Wednesday, September 14, 2011

Beliefs


I am still operating with an old belief system that is no longer working for me: overcome evil with good. I was taught that if you treat people with kindness they will eventually “see the light” so to speak. I am learning that this is not necessarily true. There’s a difference between being kind and being a pushover or a doormat. If you turn the other cheek with some people, they’re just going to slap it.

Unfortunately, there are people in this world who are so sick that they cannot receive kindness. I must remind myself it is not personal. Some people have just been so harmed by others that they continue to create even more pain by being unwilling to let their guard down. They aren’t able to react to kindness with kindness. I guess it’s because their belief system tells them that in order to get anything from life you have to lie, manipulate, and be mean.

Yet, I am only responsible for my behavior. So, for today, I accept that I had to do something that feels a little uncomfortable to me. It doesn't mean I do not love the person because I truly do. However, I had to take a stance and set boundaries. Last week in our reading from my meditation meeting the following quote has continued to resonate with me:

We look for love with clenched fists....

We often say we want something we do not even know how to receive. Still there are others who really cannot recognize love when it is staring them in the face because they have been so badly beaten down by others in the past. Today, this is neither here nor there in my situation. You reach a point when you have to say enough is enough. I cannot continue to allow someone to continue dumping on me all the while expecting me to give. It's just like that with some people. They expect more than they are willing to give.

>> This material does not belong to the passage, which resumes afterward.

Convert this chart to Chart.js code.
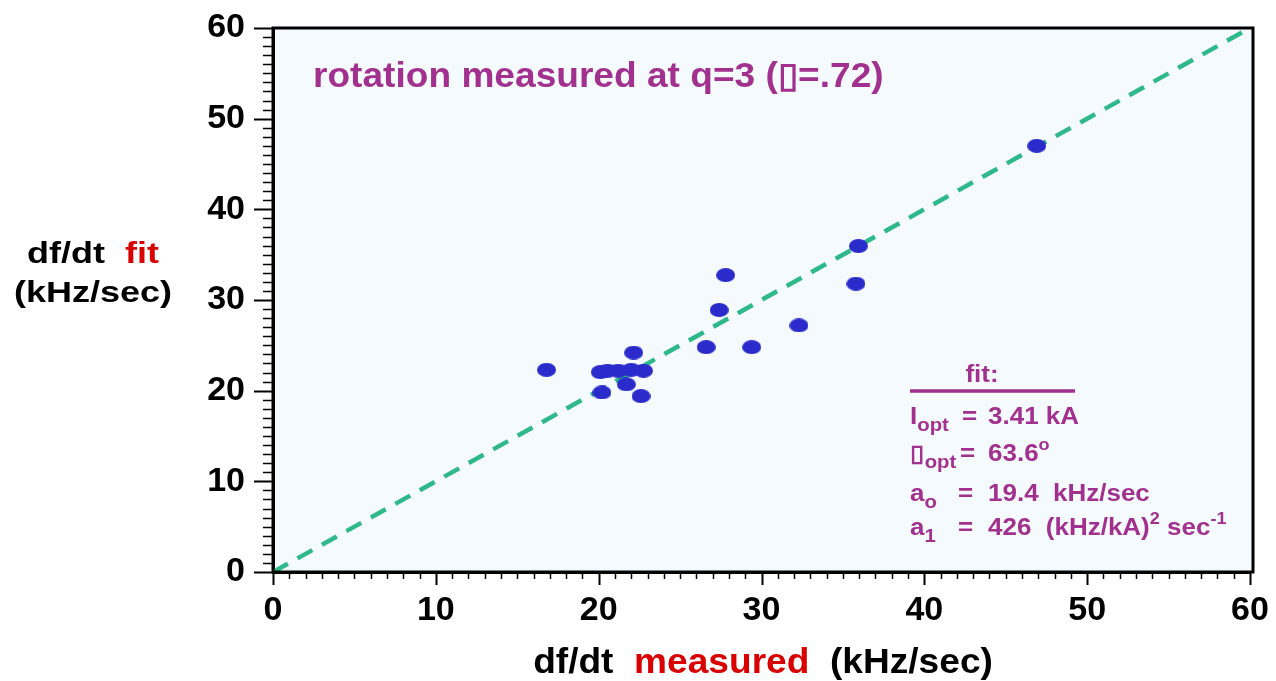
<!DOCTYPE html>
<html>
<head>
<meta charset="utf-8">
<script src="https://cdn.jsdelivr.net/npm/chart.js@4.4.1/dist/chart.umd.min.js"></script>
<style>
  html, body { margin: 0; padding: 0; background: #ffffff; }
  #wrap { width: 1276px; height: 681px; }
</style>
</head>
<body>
<div id="wrap"><canvas id="fitChart"></canvas></div>
<script>
// df/dt measured vs df/dt from the fit, kHz/sec
const measured = [16.8, 22.15, 20.1, 20.55, 21.2, 22.0, 22.75, 21.7, 20.2, 22.6, 27.8, 27.4, 26.6, 29.4, 32.3, 35.8, 35.95, 46.9];
const fitted   = [22.3, 24.2, 22.05, 22.2, 22.2, 22.3, 22.2, 20.7, 19.8, 19.4, 32.75, 28.9, 24.8, 24.8, 27.2, 31.8, 35.95, 47.0];
// y = x reference line
const diagX = [0, 60];
const diagY = [0, 60];

const FONT = '"Liberation Sans", Arial, Helvetica, sans-serif';
const PURPLE = '#a2308f';
const RED = '#d80000';
const FRAME_EXTRA = 3; // frame sits a little past x = 60

function ellipseDot(w, h, color) {
    const c = document.createElement('canvas');
    c.width = w;
    c.height = h;
    const g = c.getContext('2d');
    g.fillStyle = color;
    g.beginPath();
    g.ellipse(w / 2, h / 2, w / 2, h / 2, 0, 0, Math.PI * 2);
    g.fill();
    return c;
}

// draws a list of text runs one after the other, stretched by sx
function drawRuns(ctx, runs, x, y, align, sx) {
    ctx.save();
    let total = 0;
    runs.forEach(r => {
        ctx.font = r.font;
        total += ctx.measureText(r.text).width;
    });
    ctx.translate(x, y);
    ctx.scale(sx, 1);
    let cx = align === 'center' ? -total / 2 : 0;
    ctx.textBaseline = 'alphabetic';
    ctx.textAlign = 'left';
    runs.forEach(r => {
        ctx.font = r.font;
        ctx.fillStyle = r.color;
        ctx.fillText(r.text, cx, r.dy || 0);
        cx += ctx.measureText(r.text).width;
    });
    ctx.restore();
}

const decorations = {
    id: 'decorations',
    beforeDraw(chart) {
        const { ctx, chartArea: a } = chart;
        ctx.save();
        ctx.fillStyle = '#f4fafd';
        ctx.fillRect(a.left, a.top, a.right - a.left + FRAME_EXTRA, a.bottom - a.top);
        ctx.restore();
    },
    afterDraw(chart) {
        const { ctx, chartArea: a } = chart;
        const xs = chart.scales.x, ys = chart.scales.y;
        ctx.save();
        // frame
        ctx.strokeStyle = '#000';
        ctx.lineWidth = 3;
        ctx.strokeRect(a.left, a.top, a.right - a.left + FRAME_EXTRA, a.bottom - a.top);
        // tick marks outside the frame, long ones every 10
        ys.ticks.forEach(t => {
            const major = t.value % 10 === 0;
            const py = Math.round(ys.getPixelForValue(t.value)) + 0.5;
            ctx.lineWidth = major ? 2 : 1.5;
            ctx.beginPath();
            ctx.moveTo(a.left - (major ? 19 : 10), py);
            ctx.lineTo(a.left, py);
            ctx.stroke();
        });
        xs.ticks.forEach(t => {
            const major = t.value % 10 === 0;
            const px = Math.round(xs.getPixelForValue(t.value)) + 0.5;
            ctx.lineWidth = major ? 2 : 1.5;
            ctx.beginPath();
            ctx.moveTo(px, a.bottom);
            ctx.lineTo(px, a.bottom + (major ? 13 : 7));
            ctx.stroke();
        });
        ctx.restore();

        const b = (s) => 'bold ' + s + 'px ' + FONT;

        // annotation at top of plot
        drawRuns(ctx, [{ text: 'rotation measured at q=3 (\u25AF=.72)', font: b(35), color: PURPLE }], 313, 87, 'left', 1.06);

        // fit parameters
        drawRuns(ctx, [{ text: 'fit:', font: b(23), color: PURPLE }], 982, 382, 'center', 1.13);
        ctx.save();
        ctx.strokeStyle = PURPLE;
        ctx.lineWidth = 3.5;
        ctx.beginPath();
        ctx.moveTo(910, 391);
        ctx.lineTo(1075, 391);
        ctx.stroke();
        ctx.restore();

        const rows = [
            { y: 424, name: 'I', sub: 'opt', eqX: 962, rest: [{ text: '3.41 kA' }] },
            { y: 461, name: '\u25AF', sub: 'opt', eqX: 960, rest: [{ text: '63.6' }, { text: 'o', sup: true }] },
            { y: 501, name: 'a', sub: 'o', eqX: 958, rest: [{ text: '19.4  kHz/sec' }] },
            { y: 535, name: 'a', sub: '1', eqX: 958, rest: [{ text: '426  (kHz/kA)' }, { text: '2', sup: true }, { text: ' sec' }, { text: '-1', sup: true }] }
        ];
        rows.forEach(r => {
            drawRuns(ctx, [
                { text: r.name, font: b(23), color: PURPLE },
                { text: r.sub, font: b(18), color: PURPLE, dy: 7 }
            ], 910, r.y, 'left', 1.13);
            drawRuns(ctx, [{ text: '=', font: b(23), color: PURPLE }], r.eqX, r.y, 'left', 1.13);
            drawRuns(ctx, r.rest.map(p => ({
                text: p.text,
                font: p.sup ? b(16) : b(23),
                color: PURPLE,
                dy: p.sup ? -11 : 0
            })), 988, r.y, 'left', 1.13);
        });

        // axis titles
        drawRuns(ctx, [
            { text: 'df/dt  ', font: b(30), color: '#000' },
            { text: 'fit', font: b(30), color: RED }
        ], 93, 263, 'center', 1.2);
        drawRuns(ctx, [{ text: '(kHz/sec)', font: b(30), color: '#000' }], 93, 302, 'center', 1.2);
        drawRuns(ctx, [
            { text: 'df/dt  ', font: b(35), color: '#000' },
            { text: 'measured', font: b(35), color: RED },
            { text: '  (kHz/sec)', font: b(35), color: '#000' }
        ], 763, 673, 'center', 1.06);
    }
};

const tickLabel = v => (v % 10 === 0 ? String(v) : '');

new Chart(document.getElementById('fitChart'), {
    type: 'scatter',
    data: {
        datasets: [{
            label: 'shots',
            data: measured.map((x, i) => ({ x: x, y: fitted[i] })),
            pointStyle: ellipseDot(19, 14, '#2b2bcc'),
            pointRadius: 9,
            borderWidth: 0
        }, {
            type: 'line',
            label: 'y = x',
            data: diagX.map((x, i) => ({ x: x, y: diagY[i] })),
            borderColor: '#2fb98a',
            borderWidth: 4.5,
            borderDash: [17, 11],
            pointRadius: 0,
            fill: false
        }]
    },
    options: {
        responsive: true,
        maintainAspectRatio: false,
        animation: false,
        devicePixelRatio: 1,
        layout: { padding: { top: 28, right: 26, left: 0, bottom: 0 } },
        plugins: {
            legend: { display: false },
            tooltip: { enabled: false }
        },
        scales: {
            x: {
                type: 'linear',
                min: 0,
                max: 60,
                afterFit: s => { s.height = 109; },
                ticks: {
                    stepSize: 1,
                    autoSkip: false,
                    maxRotation: 0,
                    padding: 0,
                    color: '#000',
                    font: { family: FONT, size: 34, weight: 'bold' },
                    callback: tickLabel
                },
                // marks are drawn by the plugin; tickLength only spaces the labels
                grid: { drawOnChartArea: false, tickLength: 18, tickColor: 'rgba(0,0,0,0)' },
                border: { color: '#000', width: 3 }
            },
            y: {
                type: 'linear',
                min: 0,
                max: 60,
                afterFit: s => { s.width = 273; },
                ticks: {
                    stepSize: 1,
                    autoSkip: false,
                    padding: 0,
                    color: '#000',
                    font: { family: FONT, size: 34, weight: 'bold' },
                    callback: tickLabel
                },
                grid: { drawOnChartArea: false, tickLength: 28, tickColor: 'rgba(0,0,0,0)' },
                border: { color: '#000', width: 3 }
            }
        }
    },
    plugins: [decorations]
});
</script>
</body>
</html>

Most important than being kind to others is being kind to myself. I have to take care of myself. I will take care of myself. I am taking care of myself. It feels a little awkward but it is a change I want to make. No one else is going to look out for me.

Today I am creating boundaries and creating a new belief system.

So, for today, I, once again, remind myself of the words from the Acceptance Prayer:

“I need to concentrate not so much on what needs to be changed in the world as what needs to be changed in me and in my attitude.”